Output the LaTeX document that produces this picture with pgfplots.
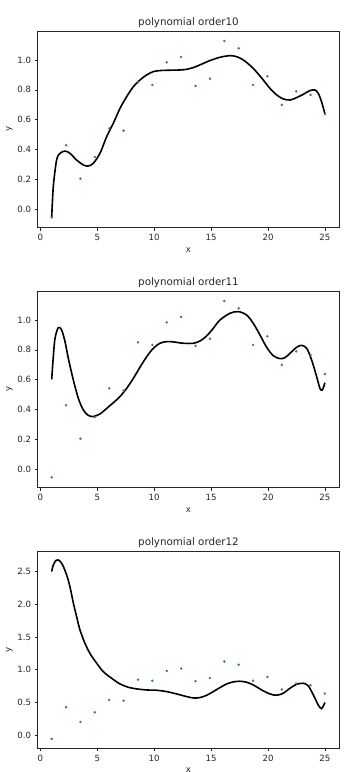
\documentclass[border=0pt]{standalone}
\usepackage{fontspec}
\setmainfont{DejaVu Sans}
\usepackage{pgfplots}
\usepackage{pgfplotstable}
\pgfplotsset{compat=1.18}
\definecolor{ptc}{HTML}{1F77B4}
\definecolor{txt}{HTML}{262626}

\pgfplotstableread{
x y
1.000 -0.054
2.263 0.429
3.526 0.205
4.789 0.350
6.053 0.542
7.316 0.527
8.579 0.850
9.842 0.833
11.105 0.984
12.368 1.020
13.632 0.826
14.895 0.875
16.158 1.127
17.421 1.078
18.684 0.833
19.947 0.891
21.211 0.699
22.474 0.790
23.737 0.766
25.000 0.638
}\pts

\pgfplotsset{
  myax/.style={
    width=301.6pt, height=196.7pt, scale only axis,
    anchor=south west,
    xmin=-0.23, xmax=26.26,
    xtick={0,5,10,15,20,25},
    tick align=outside, major tick length=3pt,
    tick style={txt, line width=0.6pt},
    axis line style={txt, line width=0.6pt},
    xtick pos=bottom, ytick pos=left,
    /pgf/number format/assume math mode=true,
    ticklabel style={font=\fontsize{8.6}{10}\selectfont, text=txt},
    label style={font=\fontsize{8.6}{10}\selectfont, text=txt},
    ylabel style={xshift=0pt, yshift=-2pt},
    title style={font=\fontsize{10.3}{12}\selectfont, text=txt, yshift=-6pt},
    xlabel={x}, ylabel={y},
    yticklabel style={/pgf/number format/.cd, fixed, fixed zerofill, precision=1},
    xticklabel style={/pgf/number format/.cd, fixed, precision=0},
  },
  pts/.style={only marks, mark=*, mark size=1pt, color=ptc},
  crv/.style={black, line width=1.6pt, smooth, tension=0.5, no marks},
}

\begin{document}
\begin{tikzpicture}
\begin{axis}[myax, at={(37.7pt,544.3pt)}, ymin=-0.123, ymax=1.194,
  ytick={0,0.2,0.4,0.6,0.8,1.0}, title={polynomial order10}]
\addplot[crv] coordinates {
(1.00,-0.054) (1.14,0.152) (1.43,0.33) (1.73,0.375) (2.17,0.39) (2.6,0.375)
(3.19,0.33) (3.78,0.297) (4.2,0.29) (4.65,0.308) (5.24,0.375) (5.83,0.487)
(6.41,0.576) (7.0,0.676) (7.58,0.754) (8.17,0.821) (8.75,0.866) (9.34,0.9)
(9.92,0.922) (10.5,0.929) (11.1,0.931) (12.27,0.933) (12.85,0.9375) (13.44,0.949)
(14.02,0.967) (14.9,0.996) (15.78,1.018) (16.66,1.029) (17.24,1.022) (17.83,1.0)
(18.7,0.944) (19.58,0.866) (20.17,0.81) (20.76,0.766) (21.34,0.739) (21.93,0.732)
(22.51,0.748) (23.1,0.77) (23.68,0.795) (24.12,0.799) (24.41,0.777) (24.7,0.721)
(25.0,0.638)};
\addplot[pts] table[x=x,y=y]{\pts};
\end{axis}

\begin{axis}[myax, at={(37.7pt,284.3pt)}, ymin=-0.123, ymax=1.194,
  ytick={0,0.2,0.4,0.6,0.8,1.0}, title={polynomial order11}]
\addplot[crv] coordinates {
(1.00,0.603) (1.14,0.754) (1.29,0.877) (1.58,0.949) (1.87,0.933) (2.17,0.855)
(2.46,0.743) (2.9,0.598) (3.34,0.475) (3.78,0.397) (4.2,0.362) (4.65,0.353)
(5.24,0.371) (5.83,0.408) (6.41,0.446) (7.0,0.487) (7.58,0.542) (8.17,0.609)
(8.75,0.683) (9.34,0.754) (9.92,0.81) (10.5,0.844) (11.1,0.855) (11.68,0.853)
(12.56,0.844) (13.44,0.844) (14.02,0.859) (14.61,0.893) (15.19,0.944) (15.78,1.0)
(16.66,1.045) (17.39,1.056) (18.12,1.033) (18.7,0.978) (19.29,0.9) (19.88,0.817)
(20.46,0.761) (21.05,0.741) (21.49,0.748) (21.93,0.777) (22.51,0.817) (22.95,0.830)
(23.4,0.81) (23.83,0.732) (24.27,0.621) (24.56,0.542) (24.77,0.531) (25.0,0.580)};
\addplot[pts] table[x=x,y=y]{\pts};
\end{axis}

\begin{axis}[myax, at={(37.7pt,23.7pt)}, ymin=-0.199, ymax=2.805,
  ytick={0,0.5,1.0,1.5,2.0,2.5}, title={polynomial order12}]
\addplot[crv] coordinates {
(1.00,2.5) (1.14,2.60) (1.38,2.67) (1.67,2.67) (1.96,2.60) (2.31,2.45)
(2.6,2.27) (2.9,2.02) (3.19,1.81) (3.48,1.61) (3.92,1.405) (4.36,1.25)
(4.95,1.10) (5.53,0.972) (6.26,0.871) (7.0,0.784) (7.73,0.733) (8.46,0.708)
(9.34,0.692) (10.22,0.687) (11.1,0.667) (11.97,0.631) (12.85,0.591) (13.44,0.570)
(14.02,0.575) (14.61,0.611) (15.19,0.667) (15.78,0.728) (16.36,0.784) (16.95,0.815)
(17.53,0.825) (18.12,0.81) (18.7,0.769) (19.29,0.708) (19.88,0.652) (20.46,0.616)
(20.9,0.616) (21.34,0.642) (21.93,0.718) (22.51,0.779) (23.1,0.794) (23.54,0.754)
(23.98,0.616) (24.41,0.463) (24.7,0.407) (25.0,0.50)};
\addplot[pts] table[x=x,y=y]{\pts};
\end{axis}
\pgfresetboundingbox
\path (0,0) rectangle (360pt,772pt);
\end{tikzpicture}
\end{document}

● Task: Strip out the pictures and quote the remaining data word for word.

● Answer to the task:
Output the LaTeX document that produces this picture with pgfplots.
\documentclass[border=0pt]{standalone}
\usepackage{fontspec}
\setmainfont{DejaVu Sans}
\usepackage{pgfplots}
\usepackage{pgfplotstable}
\pgfplotsset{compat=1.18}
\definecolor{ptc}{HTML}{1F77B4}
\definecolor{txt}{HTML}{262626}

\pgfplotstableread{
x y
1.000 -0.054
2.263 0.429
3.526 0.205
4.789 0.350
6.053 0.542
7.316 0.527
8.579 0.850
9.842 0.833
11.105 0.984
12.368 1.020
13.632 0.826
14.895 0.875
16.158 1.127
17.421 1.078
18.684 0.833
19.947 0.891
21.211 0.699
22.474 0.790
23.737 0.766
25.000 0.638
}\pts

\pgfplotsset{
  myax/.style={
    width=301.6pt, height=196.7pt, scale only axis,
    anchor=south west,
    xmin=-0.23, xmax=26.26,
    xtick={0,5,10,15,20,25},
    tick align=outside, major tick length=3pt,
    tick style={txt, line width=0.6pt},
    axis line style={txt, line width=0.6pt},
    xtick pos=bottom, ytick pos=left,
    /pgf/number format/assume math mode=true,
    ticklabel style={font=\fontsize{8.6}{10}\selectfont, text=txt},
    label style={font=\fontsize{8.6}{10}\selectfont, text=txt},
    ylabel style={xshift=0pt, yshift=-2pt},
    title style={font=\fontsize{10.3}{12}\selectfont, text=txt, yshift=-6pt},
    xlabel={x}, ylabel={y},
    yticklabel style={/pgf/number format/.cd, fixed, fixed zerofill, precision=1},
    xticklabel style={/pgf/number format/.cd, fixed, precision=0},
  },
  pts/.style={only marks, mark=*, mark size=1pt, color=ptc},
  crv/.style={black, line width=1.6pt, smooth, tension=0.5, no marks},
}

\begin{document}
\begin{tikzpicture}
\begin{axis}[myax, at={(37.7pt,544.3pt)}, ymin=-0.123, ymax=1.194,
  ytick={0,0.2,0.4,0.6,0.8,1.0}, title={polynomial order10}]
\addplot[crv] coordinates {
(1.00,-0.054) (1.14,0.152) (1.43,0.33) (1.73,0.375) (2.17,0.39) (2.6,0.375)
(3.19,0.33) (3.78,0.297) (4.2,0.29) (4.65,0.308) (5.24,0.375) (5.83,0.487)
(6.41,0.576) (7.0,0.676) (7.58,0.754) (8.17,0.821) (8.75,0.866) (9.34,0.9)
(9.92,0.922) (10.5,0.929) (11.1,0.931) (12.27,0.933) (12.85,0.9375) (13.44,0.949)
(14.02,0.967) (14.9,0.996) (15.78,1.018) (16.66,1.029) (17.24,1.022) (17.83,1.0)
(18.7,0.944) (19.58,0.866) (20.17,0.81) (20.76,0.766) (21.34,0.739) (21.93,0.732)
(22.51,0.748) (23.1,0.77) (23.68,0.795) (24.12,0.799) (24.41,0.777) (24.7,0.721)
(25.0,0.638)};
\addplot[pts] table[x=x,y=y]{\pts};
\end{axis}

\begin{axis}[myax, at={(37.7pt,284.3pt)}, ymin=-0.123, ymax=1.194,
  ytick={0,0.2,0.4,0.6,0.8,1.0}, title={polynomial order11}]
\addplot[crv] coordinates {
(1.00,0.603) (1.14,0.754) (1.29,0.877) (1.58,0.949) (1.87,0.933) (2.17,0.855)
(2.46,0.743) (2.9,0.598) (3.34,0.475) (3.78,0.397) (4.2,0.362) (4.65,0.353)
(5.24,0.371) (5.83,0.408) (6.41,0.446) (7.0,0.487) (7.58,0.542) (8.17,0.609)
(8.75,0.683) (9.34,0.754) (9.92,0.81) (10.5,0.844) (11.1,0.855) (11.68,0.853)
(12.56,0.844) (13.44,0.844) (14.02,0.859) (14.61,0.893) (15.19,0.944) (15.78,1.0)
(16.66,1.045) (17.39,1.056) (18.12,1.033) (18.7,0.978) (19.29,0.9) (19.88,0.817)
(20.46,0.761) (21.05,0.741) (21.49,0.748) (21.93,0.777) (22.51,0.817) (22.95,0.830)
(23.4,0.81) (23.83,0.732) (24.27,0.621) (24.56,0.542) (24.77,0.531) (25.0,0.580)};
\addplot[pts] table[x=x,y=y]{\pts};
\end{axis}

\begin{axis}[myax, at={(37.7pt,23.7pt)}, ymin=-0.199, ymax=2.805,
  ytick={0,0.5,1.0,1.5,2.0,2.5}, title={polynomial order12}]
\addplot[crv] coordinates {
(1.00,2.5) (1.14,2.60) (1.38,2.67) (1.67,2.67) (1.96,2.60) (2.31,2.45)
(2.6,2.27) (2.9,2.02) (3.19,1.81) (3.48,1.61) (3.92,1.405) (4.36,1.25)
(4.95,1.10) (5.53,0.972) (6.26,0.871) (7.0,0.784) (7.73,0.733) (8.46,0.708)
(9.34,0.692) (10.22,0.687) (11.1,0.667) (11.97,0.631) (12.85,0.591) (13.44,0.570)
(14.02,0.575) (14.61,0.611) (15.19,0.667) (15.78,0.728) (16.36,0.784) (16.95,0.815)
(17.53,0.825) (18.12,0.81) (18.7,0.769) (19.29,0.708) (19.88,0.652) (20.46,0.616)
(20.9,0.616) (21.34,0.642) (21.93,0.718) (22.51,0.779) (23.1,0.794) (23.54,0.754)
(23.98,0.616) (24.41,0.463) (24.7,0.407) (25.0,0.50)};
\addplot[pts] table[x=x,y=y]{\pts};
\end{axis}
\pgfresetboundingbox
\path (0,0) rectangle (360pt,772pt);
\end{tikzpicture}
\end{document}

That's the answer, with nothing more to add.